--- BEGIN ---

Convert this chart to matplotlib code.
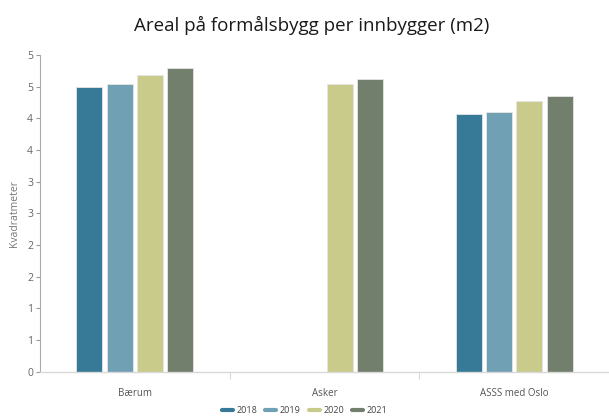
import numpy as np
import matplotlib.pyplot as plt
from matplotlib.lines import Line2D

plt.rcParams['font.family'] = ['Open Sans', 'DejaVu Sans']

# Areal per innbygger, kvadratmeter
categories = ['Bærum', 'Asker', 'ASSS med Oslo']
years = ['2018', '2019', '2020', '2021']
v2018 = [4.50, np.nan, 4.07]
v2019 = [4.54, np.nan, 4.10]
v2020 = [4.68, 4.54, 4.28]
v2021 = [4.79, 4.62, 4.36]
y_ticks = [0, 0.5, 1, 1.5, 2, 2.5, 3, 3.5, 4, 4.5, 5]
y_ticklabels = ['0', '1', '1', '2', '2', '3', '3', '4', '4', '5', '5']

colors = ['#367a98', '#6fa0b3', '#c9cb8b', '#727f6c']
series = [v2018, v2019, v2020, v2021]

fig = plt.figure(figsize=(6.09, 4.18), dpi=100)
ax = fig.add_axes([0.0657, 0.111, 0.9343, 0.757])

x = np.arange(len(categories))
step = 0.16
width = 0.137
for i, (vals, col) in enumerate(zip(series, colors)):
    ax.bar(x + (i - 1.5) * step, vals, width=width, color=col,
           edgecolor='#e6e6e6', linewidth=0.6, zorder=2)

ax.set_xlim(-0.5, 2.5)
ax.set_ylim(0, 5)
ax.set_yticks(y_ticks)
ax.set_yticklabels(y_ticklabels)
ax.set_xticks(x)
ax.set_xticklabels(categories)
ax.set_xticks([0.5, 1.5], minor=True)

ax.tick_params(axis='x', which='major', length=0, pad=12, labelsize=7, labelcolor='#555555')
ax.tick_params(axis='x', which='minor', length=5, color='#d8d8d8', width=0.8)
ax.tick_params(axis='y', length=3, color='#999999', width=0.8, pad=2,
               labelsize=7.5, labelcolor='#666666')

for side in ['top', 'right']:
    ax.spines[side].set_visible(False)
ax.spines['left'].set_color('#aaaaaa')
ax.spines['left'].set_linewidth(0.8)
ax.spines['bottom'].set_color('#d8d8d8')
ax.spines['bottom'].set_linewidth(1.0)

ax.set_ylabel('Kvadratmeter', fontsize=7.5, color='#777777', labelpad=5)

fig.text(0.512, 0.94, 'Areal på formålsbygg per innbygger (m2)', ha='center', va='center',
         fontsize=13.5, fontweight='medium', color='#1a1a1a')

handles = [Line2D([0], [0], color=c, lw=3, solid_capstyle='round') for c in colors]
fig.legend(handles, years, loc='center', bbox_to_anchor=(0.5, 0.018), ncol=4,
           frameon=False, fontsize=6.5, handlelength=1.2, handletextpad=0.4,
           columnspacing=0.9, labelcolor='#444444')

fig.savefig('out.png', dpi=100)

--- END ---

▸ **DIRECTIONS**
Reproduce only the lines from the beginning of the data through the line that contains "ax = fig.add_axes([0.0657, 0.111, 0.9343, 0.757])", both included, and please drop the pictures.

▸ **RESULT FOR THIS TASK**
Convert this chart to matplotlib code.
import numpy as np
import matplotlib.pyplot as plt
from matplotlib.lines import Line2D

plt.rcParams['font.family'] = ['Open Sans', 'DejaVu Sans']

# Areal per innbygger, kvadratmeter
categories = ['Bærum', 'Asker', 'ASSS med Oslo']
years = ['2018', '2019', '2020', '2021']
v2018 = [4.50, np.nan, 4.07]
v2019 = [4.54, np.nan, 4.10]
v2020 = [4.68, 4.54, 4.28]
v2021 = [4.79, 4.62, 4.36]
y_ticks = [0, 0.5, 1, 1.5, 2, 2.5, 3, 3.5, 4, 4.5, 5]
y_ticklabels = ['0', '1', '1', '2', '2', '3', '3', '4', '4', '5', '5']

colors = ['#367a98', '#6fa0b3', '#c9cb8b', '#727f6c']
series = [v2018, v2019, v2020, v2021]

fig = plt.figure(figsize=(6.09, 4.18), dpi=100)
ax = fig.add_axes([0.0657, 0.111, 0.9343, 0.757])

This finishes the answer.